** Start **

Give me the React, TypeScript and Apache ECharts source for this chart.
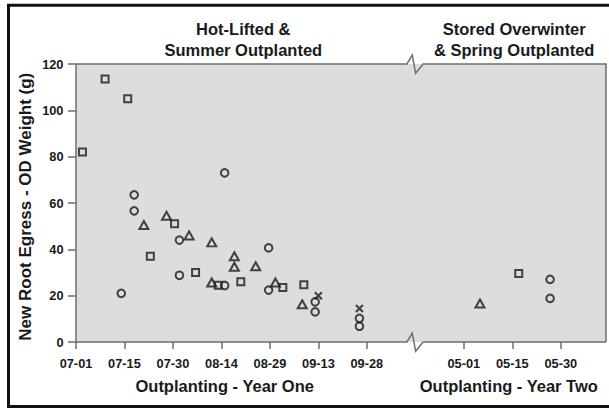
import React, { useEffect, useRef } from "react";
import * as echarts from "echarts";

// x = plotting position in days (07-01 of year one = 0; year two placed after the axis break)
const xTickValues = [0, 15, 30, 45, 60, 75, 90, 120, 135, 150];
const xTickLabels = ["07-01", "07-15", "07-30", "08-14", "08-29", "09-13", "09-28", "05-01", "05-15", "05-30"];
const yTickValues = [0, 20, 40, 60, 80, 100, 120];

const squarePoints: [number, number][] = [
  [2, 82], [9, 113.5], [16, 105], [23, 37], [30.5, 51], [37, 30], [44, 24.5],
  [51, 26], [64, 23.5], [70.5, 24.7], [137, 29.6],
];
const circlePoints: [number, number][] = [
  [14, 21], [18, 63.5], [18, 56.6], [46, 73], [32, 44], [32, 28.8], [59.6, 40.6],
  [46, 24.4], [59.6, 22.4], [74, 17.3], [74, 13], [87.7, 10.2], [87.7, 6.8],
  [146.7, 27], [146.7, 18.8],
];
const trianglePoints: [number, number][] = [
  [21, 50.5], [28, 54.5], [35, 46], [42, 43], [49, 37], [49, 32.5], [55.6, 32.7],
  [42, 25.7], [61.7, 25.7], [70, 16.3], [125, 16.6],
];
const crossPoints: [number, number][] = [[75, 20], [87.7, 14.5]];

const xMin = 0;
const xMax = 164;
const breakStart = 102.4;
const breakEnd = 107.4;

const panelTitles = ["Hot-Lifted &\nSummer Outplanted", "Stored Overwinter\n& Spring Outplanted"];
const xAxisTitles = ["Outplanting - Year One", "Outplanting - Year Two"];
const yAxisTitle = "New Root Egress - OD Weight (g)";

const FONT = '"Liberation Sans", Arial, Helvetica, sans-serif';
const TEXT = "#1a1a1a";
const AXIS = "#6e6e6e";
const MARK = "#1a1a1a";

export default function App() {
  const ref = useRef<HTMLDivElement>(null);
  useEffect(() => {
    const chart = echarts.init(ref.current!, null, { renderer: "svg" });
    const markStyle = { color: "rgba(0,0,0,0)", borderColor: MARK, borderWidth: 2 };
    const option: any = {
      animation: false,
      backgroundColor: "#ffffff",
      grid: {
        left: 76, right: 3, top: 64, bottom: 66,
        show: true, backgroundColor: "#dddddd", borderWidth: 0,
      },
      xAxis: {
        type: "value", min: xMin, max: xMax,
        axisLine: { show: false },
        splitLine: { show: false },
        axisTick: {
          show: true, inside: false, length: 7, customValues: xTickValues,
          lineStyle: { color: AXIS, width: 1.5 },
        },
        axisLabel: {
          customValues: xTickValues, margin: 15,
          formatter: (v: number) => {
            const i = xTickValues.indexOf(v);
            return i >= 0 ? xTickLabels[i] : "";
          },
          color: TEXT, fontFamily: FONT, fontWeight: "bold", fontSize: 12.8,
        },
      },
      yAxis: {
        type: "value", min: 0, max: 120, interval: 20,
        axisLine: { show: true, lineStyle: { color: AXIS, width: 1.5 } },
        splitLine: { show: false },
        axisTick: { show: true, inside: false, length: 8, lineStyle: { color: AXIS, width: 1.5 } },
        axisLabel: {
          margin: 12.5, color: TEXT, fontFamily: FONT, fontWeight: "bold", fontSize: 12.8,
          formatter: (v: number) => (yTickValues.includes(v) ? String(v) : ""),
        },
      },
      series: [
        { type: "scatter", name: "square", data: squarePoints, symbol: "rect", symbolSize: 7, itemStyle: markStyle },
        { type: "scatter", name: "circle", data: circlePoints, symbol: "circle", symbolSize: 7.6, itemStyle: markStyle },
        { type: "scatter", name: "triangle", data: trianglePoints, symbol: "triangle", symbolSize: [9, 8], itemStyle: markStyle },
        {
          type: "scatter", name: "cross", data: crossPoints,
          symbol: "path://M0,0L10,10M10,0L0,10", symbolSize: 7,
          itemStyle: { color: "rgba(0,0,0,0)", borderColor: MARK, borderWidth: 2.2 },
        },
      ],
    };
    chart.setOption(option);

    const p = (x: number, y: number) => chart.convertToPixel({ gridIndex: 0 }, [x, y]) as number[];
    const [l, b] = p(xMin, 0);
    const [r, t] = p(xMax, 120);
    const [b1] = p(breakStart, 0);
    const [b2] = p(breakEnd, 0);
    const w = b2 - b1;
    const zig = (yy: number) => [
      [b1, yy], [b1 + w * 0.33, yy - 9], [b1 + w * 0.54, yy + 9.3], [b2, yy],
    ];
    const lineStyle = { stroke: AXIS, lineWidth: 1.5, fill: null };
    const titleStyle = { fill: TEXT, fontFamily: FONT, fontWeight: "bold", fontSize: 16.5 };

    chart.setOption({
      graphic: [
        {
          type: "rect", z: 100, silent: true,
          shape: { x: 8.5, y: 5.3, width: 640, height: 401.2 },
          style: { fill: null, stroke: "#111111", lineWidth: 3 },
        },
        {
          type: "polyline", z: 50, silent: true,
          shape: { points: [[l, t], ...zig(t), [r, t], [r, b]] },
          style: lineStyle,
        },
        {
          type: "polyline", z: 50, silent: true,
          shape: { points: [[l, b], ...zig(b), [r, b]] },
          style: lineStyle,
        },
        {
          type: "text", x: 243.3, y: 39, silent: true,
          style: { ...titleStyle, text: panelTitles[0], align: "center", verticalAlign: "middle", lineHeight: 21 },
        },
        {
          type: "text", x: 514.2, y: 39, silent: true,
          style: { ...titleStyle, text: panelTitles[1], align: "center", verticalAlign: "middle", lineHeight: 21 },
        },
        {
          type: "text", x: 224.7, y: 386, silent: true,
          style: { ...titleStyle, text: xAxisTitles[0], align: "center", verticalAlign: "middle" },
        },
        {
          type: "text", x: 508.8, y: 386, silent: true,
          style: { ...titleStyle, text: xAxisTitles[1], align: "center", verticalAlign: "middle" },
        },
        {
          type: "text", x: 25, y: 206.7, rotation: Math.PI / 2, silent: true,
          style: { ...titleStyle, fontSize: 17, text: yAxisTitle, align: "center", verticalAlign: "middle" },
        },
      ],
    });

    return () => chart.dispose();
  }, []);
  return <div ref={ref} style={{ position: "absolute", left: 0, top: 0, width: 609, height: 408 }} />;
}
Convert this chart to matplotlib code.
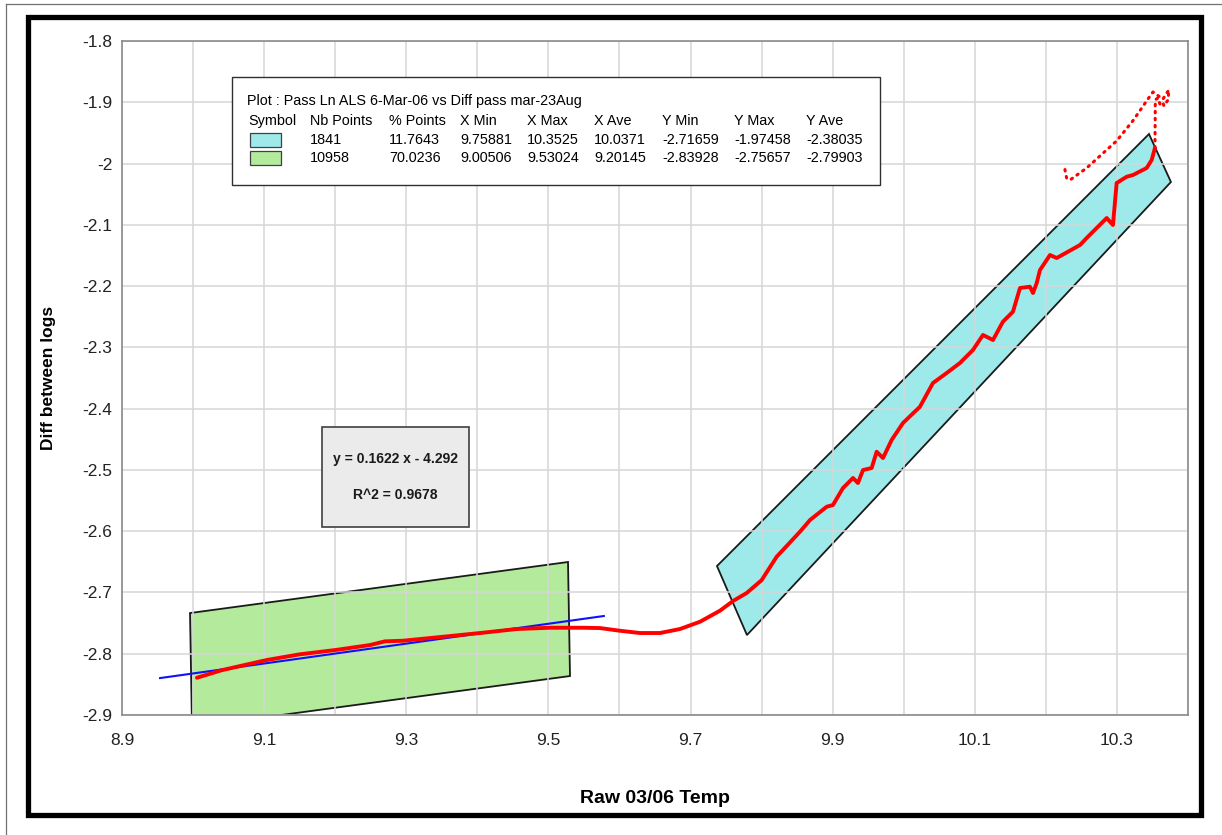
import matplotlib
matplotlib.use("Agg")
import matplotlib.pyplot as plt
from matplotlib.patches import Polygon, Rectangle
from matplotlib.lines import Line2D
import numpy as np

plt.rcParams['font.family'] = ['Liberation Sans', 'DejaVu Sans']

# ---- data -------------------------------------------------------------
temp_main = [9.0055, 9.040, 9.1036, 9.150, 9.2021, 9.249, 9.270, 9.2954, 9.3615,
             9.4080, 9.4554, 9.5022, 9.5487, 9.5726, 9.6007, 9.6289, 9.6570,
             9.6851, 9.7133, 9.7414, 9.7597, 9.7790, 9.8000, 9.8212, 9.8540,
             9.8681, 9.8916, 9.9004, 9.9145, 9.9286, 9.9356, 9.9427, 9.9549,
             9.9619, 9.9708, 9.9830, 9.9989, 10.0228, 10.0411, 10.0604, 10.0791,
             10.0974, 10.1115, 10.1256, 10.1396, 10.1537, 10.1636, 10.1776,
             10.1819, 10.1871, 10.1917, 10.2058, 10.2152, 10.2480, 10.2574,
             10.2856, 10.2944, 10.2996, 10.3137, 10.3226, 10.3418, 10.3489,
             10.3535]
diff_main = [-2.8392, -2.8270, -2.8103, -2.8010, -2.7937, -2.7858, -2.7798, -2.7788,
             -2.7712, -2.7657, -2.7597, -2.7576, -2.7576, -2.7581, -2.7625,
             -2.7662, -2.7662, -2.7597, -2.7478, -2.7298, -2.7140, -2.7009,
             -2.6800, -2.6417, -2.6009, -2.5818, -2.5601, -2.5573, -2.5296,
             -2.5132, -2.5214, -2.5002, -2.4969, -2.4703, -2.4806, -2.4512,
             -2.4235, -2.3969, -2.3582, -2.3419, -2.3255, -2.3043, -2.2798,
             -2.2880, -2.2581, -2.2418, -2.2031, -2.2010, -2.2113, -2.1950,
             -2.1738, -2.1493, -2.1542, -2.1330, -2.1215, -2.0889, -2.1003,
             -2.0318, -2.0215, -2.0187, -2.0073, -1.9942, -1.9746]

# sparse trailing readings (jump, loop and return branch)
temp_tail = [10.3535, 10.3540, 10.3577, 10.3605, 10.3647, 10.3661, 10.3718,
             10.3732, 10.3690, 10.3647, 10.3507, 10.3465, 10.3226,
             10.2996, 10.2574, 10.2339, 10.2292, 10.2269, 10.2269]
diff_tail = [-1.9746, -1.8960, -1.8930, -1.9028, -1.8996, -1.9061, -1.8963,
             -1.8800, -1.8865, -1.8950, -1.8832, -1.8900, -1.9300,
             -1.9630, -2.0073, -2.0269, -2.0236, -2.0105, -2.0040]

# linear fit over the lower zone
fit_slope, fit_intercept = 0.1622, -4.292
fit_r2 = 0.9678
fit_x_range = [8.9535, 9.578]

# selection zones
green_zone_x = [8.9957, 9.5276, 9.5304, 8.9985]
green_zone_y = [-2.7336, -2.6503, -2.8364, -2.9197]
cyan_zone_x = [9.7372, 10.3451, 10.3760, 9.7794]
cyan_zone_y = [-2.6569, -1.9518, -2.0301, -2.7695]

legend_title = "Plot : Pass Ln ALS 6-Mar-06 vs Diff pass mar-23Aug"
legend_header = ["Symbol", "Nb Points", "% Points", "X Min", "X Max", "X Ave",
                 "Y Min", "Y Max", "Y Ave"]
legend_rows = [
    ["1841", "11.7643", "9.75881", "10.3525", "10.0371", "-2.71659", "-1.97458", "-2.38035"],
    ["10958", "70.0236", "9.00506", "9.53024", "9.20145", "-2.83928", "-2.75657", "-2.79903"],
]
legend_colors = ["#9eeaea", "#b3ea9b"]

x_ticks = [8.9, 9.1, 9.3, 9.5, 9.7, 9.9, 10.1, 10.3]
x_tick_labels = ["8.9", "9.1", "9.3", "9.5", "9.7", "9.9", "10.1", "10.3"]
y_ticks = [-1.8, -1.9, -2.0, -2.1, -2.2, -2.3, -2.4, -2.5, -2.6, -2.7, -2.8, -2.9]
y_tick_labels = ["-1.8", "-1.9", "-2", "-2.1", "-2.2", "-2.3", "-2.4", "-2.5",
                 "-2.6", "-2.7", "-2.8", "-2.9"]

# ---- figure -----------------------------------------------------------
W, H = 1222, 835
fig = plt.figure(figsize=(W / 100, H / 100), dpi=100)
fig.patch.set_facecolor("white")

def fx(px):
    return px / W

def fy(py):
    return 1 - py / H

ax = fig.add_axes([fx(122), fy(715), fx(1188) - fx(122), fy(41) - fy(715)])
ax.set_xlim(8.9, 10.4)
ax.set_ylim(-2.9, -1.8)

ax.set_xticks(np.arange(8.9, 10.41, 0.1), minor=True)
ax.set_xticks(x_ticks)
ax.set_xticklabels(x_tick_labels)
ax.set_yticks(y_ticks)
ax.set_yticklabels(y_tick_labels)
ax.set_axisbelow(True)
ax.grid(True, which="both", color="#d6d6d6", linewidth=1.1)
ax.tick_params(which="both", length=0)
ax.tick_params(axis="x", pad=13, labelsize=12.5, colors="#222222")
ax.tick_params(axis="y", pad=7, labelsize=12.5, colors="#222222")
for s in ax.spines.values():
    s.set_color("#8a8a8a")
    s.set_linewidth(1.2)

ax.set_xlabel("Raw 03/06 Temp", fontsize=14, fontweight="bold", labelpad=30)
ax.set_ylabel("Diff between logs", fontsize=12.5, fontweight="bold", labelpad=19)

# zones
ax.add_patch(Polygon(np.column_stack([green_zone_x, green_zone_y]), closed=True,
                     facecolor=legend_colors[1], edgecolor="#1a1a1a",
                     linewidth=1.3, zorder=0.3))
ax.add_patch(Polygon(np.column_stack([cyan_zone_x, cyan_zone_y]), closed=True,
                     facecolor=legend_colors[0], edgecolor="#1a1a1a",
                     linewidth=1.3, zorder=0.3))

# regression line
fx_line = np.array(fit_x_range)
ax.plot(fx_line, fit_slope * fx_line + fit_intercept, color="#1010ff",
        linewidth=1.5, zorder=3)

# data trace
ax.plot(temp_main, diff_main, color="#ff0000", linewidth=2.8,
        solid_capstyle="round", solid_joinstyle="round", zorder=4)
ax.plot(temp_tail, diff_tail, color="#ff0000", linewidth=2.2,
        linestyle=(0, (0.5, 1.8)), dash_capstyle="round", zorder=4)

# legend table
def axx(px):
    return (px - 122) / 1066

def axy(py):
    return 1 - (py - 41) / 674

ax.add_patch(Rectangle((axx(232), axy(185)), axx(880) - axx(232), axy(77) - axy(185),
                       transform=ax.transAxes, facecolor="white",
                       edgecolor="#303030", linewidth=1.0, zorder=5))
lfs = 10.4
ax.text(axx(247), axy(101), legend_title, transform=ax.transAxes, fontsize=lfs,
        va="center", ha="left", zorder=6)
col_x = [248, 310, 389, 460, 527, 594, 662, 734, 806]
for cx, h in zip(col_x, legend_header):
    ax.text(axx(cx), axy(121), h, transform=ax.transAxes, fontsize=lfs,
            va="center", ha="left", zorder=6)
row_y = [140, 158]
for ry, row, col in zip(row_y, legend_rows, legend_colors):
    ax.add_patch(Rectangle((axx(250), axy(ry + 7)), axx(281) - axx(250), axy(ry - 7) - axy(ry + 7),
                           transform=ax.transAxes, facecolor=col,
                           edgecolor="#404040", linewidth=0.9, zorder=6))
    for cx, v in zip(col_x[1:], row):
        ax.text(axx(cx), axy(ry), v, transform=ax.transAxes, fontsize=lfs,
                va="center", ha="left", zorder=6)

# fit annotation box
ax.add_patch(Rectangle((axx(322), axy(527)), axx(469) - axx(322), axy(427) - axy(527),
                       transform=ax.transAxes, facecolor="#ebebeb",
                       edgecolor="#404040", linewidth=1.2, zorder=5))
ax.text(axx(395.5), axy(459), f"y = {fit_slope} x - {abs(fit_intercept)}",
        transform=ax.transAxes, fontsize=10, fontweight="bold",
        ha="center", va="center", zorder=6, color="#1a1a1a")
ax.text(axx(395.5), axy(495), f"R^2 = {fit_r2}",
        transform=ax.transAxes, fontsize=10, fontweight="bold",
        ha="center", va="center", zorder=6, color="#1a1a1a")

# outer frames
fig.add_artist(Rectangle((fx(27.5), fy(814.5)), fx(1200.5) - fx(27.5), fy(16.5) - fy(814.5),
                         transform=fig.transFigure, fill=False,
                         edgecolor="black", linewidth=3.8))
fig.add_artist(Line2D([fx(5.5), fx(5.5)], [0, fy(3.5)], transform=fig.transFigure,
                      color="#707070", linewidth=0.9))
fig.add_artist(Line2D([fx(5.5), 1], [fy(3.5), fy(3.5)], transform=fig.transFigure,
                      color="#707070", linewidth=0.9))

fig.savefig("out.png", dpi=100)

** End **

- Exercise description
Return the material line for line, from its beginning to the line that contains "const yTickValues = [0, 20, 40, 60, 80, 100, 120];", with the pictures left out.

- Expected answer
Give me the React, TypeScript and Apache ECharts source for this chart.
import React, { useEffect, useRef } from "react";
import * as echarts from "echarts";

// x = plotting position in days (07-01 of year one = 0; year two placed after the axis break)
const xTickValues = [0, 15, 30, 45, 60, 75, 90, 120, 135, 150];
const xTickLabels = ["07-01", "07-15", "07-30", "08-14", "08-29", "09-13", "09-28", "05-01", "05-15", "05-30"];
const yTickValues = [0, 20, 40, 60, 80, 100, 120];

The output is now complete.